As part of its review of a range of strategic alternatives to maximize shareholder value, healthcare-focused real estate investment trust New Senior Investment Group agreed to terminate its triple-net leases with affiliates of Holiday Retirement for a total consideration of $116 million.
The consideration includes a $70 million termination payment and $46 million of retained security deposits. The agreement is contingent upon the company completing a refinancing of the existing debt on the portfolio, which had an outstanding face sum of roughly $666 million as of March 31 and a current coupon of 4.15%, on or before May 21.
The company plans to refinance the debt with a one-year $720 million secured loan in May. The loan will bear interest of 4.0% over the London Interbank Offered Rate during the first six months, increasing by 50 basis points after the sixth monthly payment and by another 50 basis points after the ninth monthly payment. New Senior Investment expects to see roughly $65 million of prepayment fees and expenses related to the refinancing.

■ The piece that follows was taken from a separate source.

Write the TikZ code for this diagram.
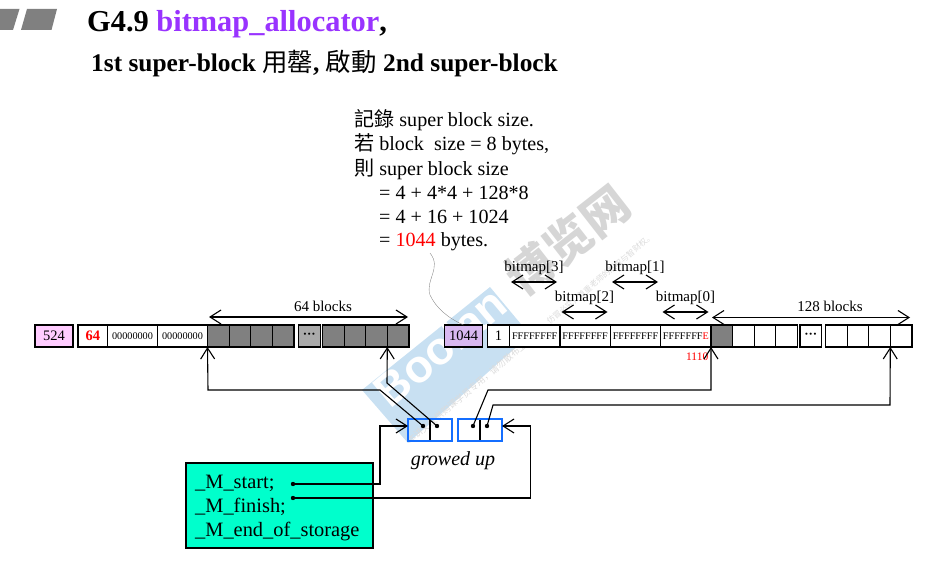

New Senior Investment also entered into property management agreements with the affiliates of Holiday Retirement, which is majority owned by private equity funds managed by the REIT's manager. Under the deal, the REIT will pay a management fee equal to a monthly base fee of 5% of effective gross income in the first year and 4.5% of effective gross income for the remaining period. New Senior Investment will also pay an annual incentive fee of up to 2% of the portfolio's effective gross income, subject to the achievement of certain performance thresholds.
Both agreements were approved by a special committee of New Senior Investment's board of directors, the REIT said in a release.
Additionally, the board expects to determine the amount of the company's first-quarter dividend by June 1. The payout, which is expected June 22, may be less than dividends paid for previous quarters, the trust said.